Three weeks ago, after my holiday and when things were feeling a little more settled we started to talk about the real issues. I was asked to pick the event from the timeline that has caused me most anxiety and trauma. So I picked losing my sight which then lead to depression and a long time in hospital. In the first session of this kind I talked about how my sight got worse. The therapist kept asking me questions as I was telling the story so that we covered as much detail as possible. Things like smells, noises, feelings, what people looked like. As much detail as possible. I was told to talk in the first person present as if that story is happening to me now. For example “I am sat in a chair and the doctor is looking at me” Doing it that way really got me feeling the story and taking myself back there to that difficult time. It is hard and it’s upsetting, but it’s important to remember that you’re safe. And that it is all being done for a good reason. But if you don’t let those horrible feelings be there then the therapy may not work.

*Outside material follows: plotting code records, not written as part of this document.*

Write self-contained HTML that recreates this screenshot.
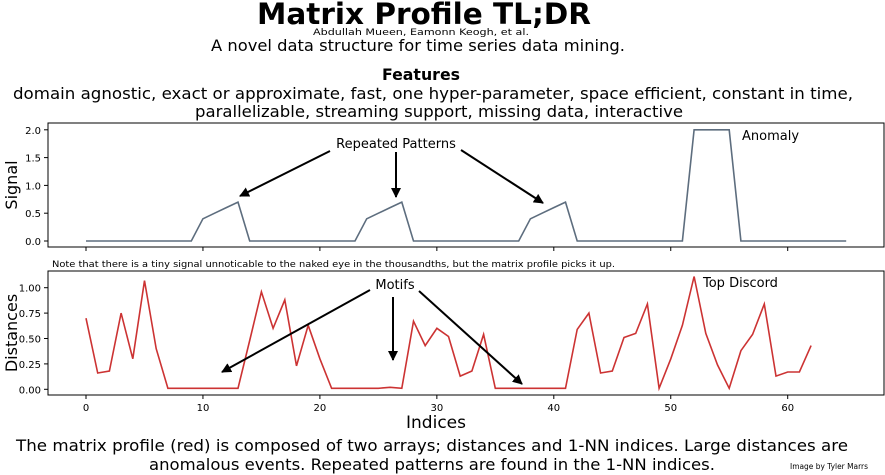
<!DOCTYPE html>
<html><head><meta charset="utf-8"><style>
html,body{margin:0;padding:0;background:#fff;}
svg{display:block;font-family:"DejaVu Sans","Liberation Sans",sans-serif;}
</style></head><body>
<svg id="chart" width="885" height="475" viewBox="0 0 885 475" xmlns="http://www.w3.org/2000/svg">
<defs><marker id="ah" viewBox="0 0 10 10" refX="9" refY="5" markerWidth="5" markerHeight="5" orient="auto"><path d="M0,0 L10,5 L0,10 z" fill="#000"/></marker></defs>
<text x="424" y="24" text-anchor="middle" font-size="29" font-weight="bold" textLength="334" lengthAdjust="spacingAndGlyphs">Matrix Profile TL;DR</text>
<text x="421" y="35" text-anchor="middle" font-size="9" textLength="216" lengthAdjust="spacingAndGlyphs">Abdullah Mueen, Eamonn Keogh, et al.</text>
<text x="418" y="51" text-anchor="middle" font-size="16" textLength="414" lengthAdjust="spacingAndGlyphs">A novel data structure for time series data mining.</text>
<text x="421" y="80" text-anchor="middle" font-size="16" font-weight="bold" textLength="78" lengthAdjust="spacingAndGlyphs">Features</text>
<text x="433" y="99" text-anchor="middle" font-size="16" textLength="840" lengthAdjust="spacingAndGlyphs">domain agnostic, exact or approximate, fast, one hyper-parameter, space efficient, constant in time,</text>
<text x="439" y="117" text-anchor="middle" font-size="16" textLength="488" lengthAdjust="spacingAndGlyphs">parallelizable, streaming support, missing data, interactive</text>
<g id="topAx"></g>
<g id="botAx"></g>
<text x="52" y="267" font-size="8.5" textLength="563" lengthAdjust="spacingAndGlyphs">Note that there is a tiny signal unnoticable to the naked eye in the thousandths, but the matrix profile picks it up.</text>
<text x="436" y="428" text-anchor="middle" font-size="17">Indices</text>
<text x="432" y="451" text-anchor="middle" font-size="16" textLength="832" lengthAdjust="spacingAndGlyphs">The matrix profile (red) is composed of two arrays; distances and 1-NN indices. Large distances are</text>
<text x="432" y="470" text-anchor="middle" font-size="16" textLength="566" lengthAdjust="spacingAndGlyphs">anomalous events. Repeated patterns are found in the 1-NN indices.</text>
<text x="790" y="469" font-size="7.5" textLength="78" lengthAdjust="spacingAndGlyphs">Image by Tyler Marrs</text>
</svg>
<script>
const signal=[0,0,0,0,0,0,0,0,0,0,0.4,0.5,0.6,0.7,0,0,0,0,0,0,0,0,0,0,0.4,0.5,0.6,0.7,0,0,0,0,0,0,0,0,0,0,0.4,0.5,0.6,0.7,0,0,0,0,0,0,0,0,0,0,2,2,2,2,0,0,0,0,0,0,0,0,0,0];
const distances=[0.70,0.16,0.18,0.75,0.30,1.07,0.40,0.01,0.01,0.01,0.01,0.01,0.01,0.01,0.48,0.96,0.60,0.88,0.23,0.63,0.30,0.01,0.01,0.01,0.01,0.01,0.02,0.01,0.67,0.43,0.60,0.52,0.13,0.18,0.54,0.01,0.01,0.01,0.01,0.01,0.01,0.01,0.59,0.75,0.16,0.18,0.51,0.55,0.84,0.01,0.30,0.63,1.11,0.55,0.24,0.01,0.38,0.54,0.84,0.13,0.17,0.17,0.43];
const xTicks=[0,10,20,30,40,50,60];
const sigTicks=[0,0.5,1.0,1.5,2.0];
const sigTickLabels=["0.0","0.5","1.0","1.5","2.0"];
const distTicks=[0,0.25,0.5,0.75,1.0];
const distTickLabels=["0.00","0.25","0.50","0.75","1.00"];
const NS='http://www.w3.org/2000/svg';
const xS=v=>86+v*11.695;
function mk(p,t,a){const e=document.createElementNS(NS,t);for(const k in a)e.setAttribute(k,a[k]);p.appendChild(e);return e;}
function axes(g,y0,y1,yS,ticks,labels,data,color,showX,ylab,yTitleY){
  const box=mk(g,'rect',{x:48,y:y0,width:836,height:y1-y0,fill:'none',stroke:'#000','stroke-width':1});
  
  
  ticks.forEach((t,i)=>{const y=yS(t);
    const l=mk(g,'line',{x1:44,x2:48,y1:y,y2:y,stroke:'#000'});
    
    
    const tx=mk(g,'text',{x:41,y:y+4,'text-anchor':'end','font-size':10});tx.textContent=labels[i];
    
    });
  xTicks.forEach(t=>{const x=xS(t);
    const l=mk(g,'line',{x1:x,x2:x,y1:y1,y2:y1+4,stroke:'#000'});
    
    
    if(showX){const tx=mk(g,'text',{x:x,y:y1+16,'text-anchor':'middle','font-size':10});tx.textContent=t;
      
      }});
  const pts=data.map((v,i)=>xS(i).toFixed(1)+','+yS(v).toFixed(1)).join(' ');
  const pl=mk(g,'polyline',{points:pts,fill:'none',stroke:color,'stroke-width':1.6});
  
  
  const yt=mk(g,'text',{x:0,y:0,'text-anchor':'middle','font-size':16,transform:'translate(17,'+yTitleY+') rotate(-90)'});yt.textContent=ylab;
  
  
}
const topG=document.getElementById('topAx'),botG=document.getElementById('botAx');
const ySig=v=>241-v*55.6;
const yDist=v=>389.3-v*101.6;
axes(topG,123,247,ySig,sigTicks,sigTickLabels,signal,'#5d6d7e',false,'Signal',185);
axes(botG,271,395,yDist,distTicks,distTickLabels,distances,'#cc3333',true,'Distances',333);
function arrow(g,x1,y1,x2,y2,name){const a=mk(g,'line',{x1,y1,x2,y2,stroke:'#000','stroke-width':2,'marker-end':'url(#ah)'});
  
  }
function label(g,x,y,s,name,anchor){const t=mk(g,'text',{x,y,'font-size':13,'text-anchor':anchor||'start'});t.textContent=s;
  
  }
label(topG,396,148,'Repeated Patterns','repeated-patterns-label','middle');
arrow(topG,330,151,240,196,'pattern-arrow-1');
arrow(topG,396,152,396,197,'pattern-arrow-2');
arrow(topG,461,150,543,203,'pattern-arrow-3');
label(topG,742,140,'Anomaly','anomaly-label');
label(botG,395,289,'Motifs','motifs-label','middle');
arrow(botG,370,290,222,372,'motif-arrow-1');
arrow(botG,393,297,393,360,'motif-arrow-2');
arrow(botG,419,291,522,384,'motif-arrow-3');
label(botG,703,287,'Top Discord','top-discord-label');
</script>
</body></html>
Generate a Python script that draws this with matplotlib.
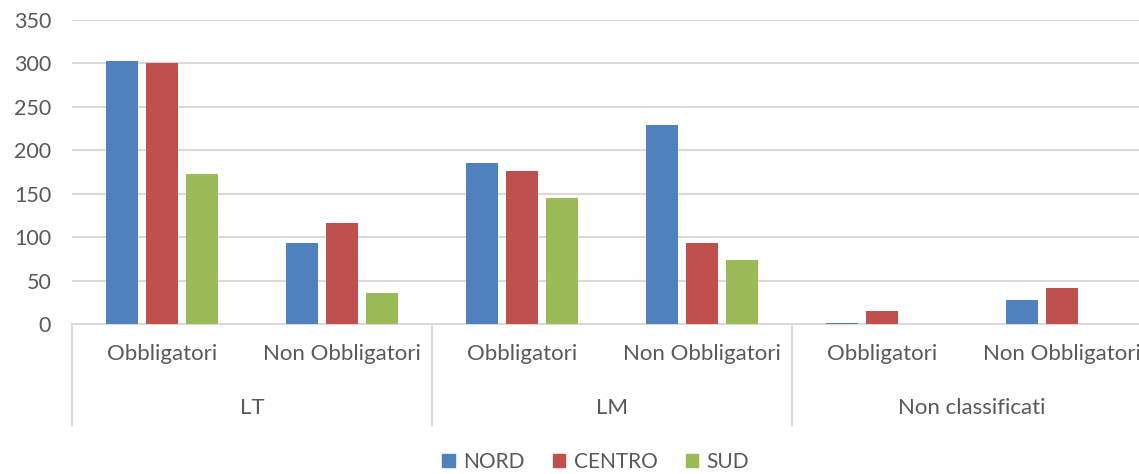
import matplotlib.pyplot as plt
import matplotlib.transforms as mtransforms
from matplotlib.patches import Patch

groups = ["LT", "LM", "Non classificati"]
subcats = ["Obbligatori", "Non Obbligatori", "Obbligatori", "Non Obbligatori", "Obbligatori", "Non Obbligatori"]
series = ["NORD", "CENTRO", "SUD"]
nord = [303, 93, 185, 229, 1, 28]
centro = [300, 116, 176, 93, 15, 42]
sud = [173, 36, 145, 74, 0, 0]
colors = ["#4F81BD", "#C0504D", "#9BBB59"]

plt.rcParams['font.family'] = ['Lato', 'DejaVu Sans']
W, H = 1139, 474
fig = plt.figure(figsize=(W / 100, H / 100), dpi=100)
ax = fig.add_axes([72 / W, 150 / H, 1080 / W, 304 / H])

x = list(range(len(subcats)))
width = 0.178
offs = [-0.222, 0, 0.222]
for vals, off, c in zip([nord, centro, sud], offs, colors):
    ax.bar([xi + off for xi in x], vals, width=width, color=c, zorder=3)

ax.set_xlim(-0.5, len(subcats) - 0.5)
ax.set_ylim(0, 350)
ax.set_yticks(range(0, 351, 50))
ax.yaxis.grid(True, color="#D9D9D9", linewidth=1.5, zorder=0)
ax.tick_params(axis='y', length=0, pad=15, labelsize=15.5, labelcolor="#595959")
ax.set_xticks([])
for s in ["top", "right", "left"]:
    ax.spines[s].set_visible(False)
ax.spines["bottom"].set_color("#D9D9D9")
ax.spines["bottom"].set_linewidth(1.5)

trans = mtransforms.blended_transform_factory(ax.transData, ax.transAxes)
for xi, lab in zip(x, subcats):
    ax.text(xi, -0.10, lab, transform=trans, ha="center", va="center",
            fontsize=16, color="#595959")
for gi, g in enumerate(groups):
    ax.text(gi * 2 + 0.5, -0.275, g, transform=trans, ha="center", va="center",
            fontsize=16, color="#595959")
for b in [-0.5, 1.5, 3.5, 5.5]:
    ax.plot([b, b], [0, -0.332], transform=trans, color="#D9D9D9",
            linewidth=1.5, clip_on=False)

handles = [Patch(color=c, label=s) for c, s in zip(colors, series)]
fig.legend(handles=handles, loc="center", bbox_to_anchor=(0.523, 0.026), ncol=3,
           frameon=False, fontsize=15, handlelength=0.6, handleheight=0.6,
           handletextpad=0.4, columnspacing=1.35, labelcolor="#595959")

fig.savefig("out.png", dpi=100)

While I was telling my story the therapist was writing it all down. After the session she typed it up and emailed it to me. I had to read through it at least three times before the next session and make any changes I thought were needed. The more I read it, the more detail I remembered which I added to the story. Because this is something that shouldn’t be rushed and so much detail is needed, I don’t have to tell the whole story in one session. I kind of do it in chapters. When the story comes to a natural break, then we lave it there and carry on with the next chapter next time. After each chapter is written and finished we discuss my anxiety levels each time I read it and pinpoint which parts of the chapter upset me the most. We then summerise it with a negative belief and a positive belief. For example when my sight got worse, the beliefs could be “I don’t like this and I don’t know how to carry on like this” and the positive belief could be “it’s very bad, but it could always be worse. I just need to learn new ways of doing things”.

Every week I have to track how I have been feeling by answering a sheet of questions. These questions are the same every time and cover most areas of anxiety, depression and phobias. I have found tracking my moods quite good actually because it gets me thinking more and asking myself questions like “why is this week better than last week?” Then it gets me thinking about the good things that have happened and appreciating them.

I think CBT is one of those things that some people will give up on after a few sessions because they think it isn’t working. I have heard quite a few people saying that it’s a waste of time. Maybe it genuinely doesn’t work for everybody. I haven’t finished it yet, it is far from over I think. But I really do think that if you give it a proper go, then it could work very well. But you do have to tell the story, truthfully, (as you see it, it doesn’t need to be factually correct) openly, in as much detail as you can and you need to let yourself go back to that horrible place. It will be upsetting. But you wouldn’t be having CBT if you didn’t need the help. During the course of the CBT understandably you may find yourself feeling worse than you did in the first place. But please stick with it and it should work.

Also PTSD is not just for solders. Anybody who has had a near death or traumatic experience can get PTSD.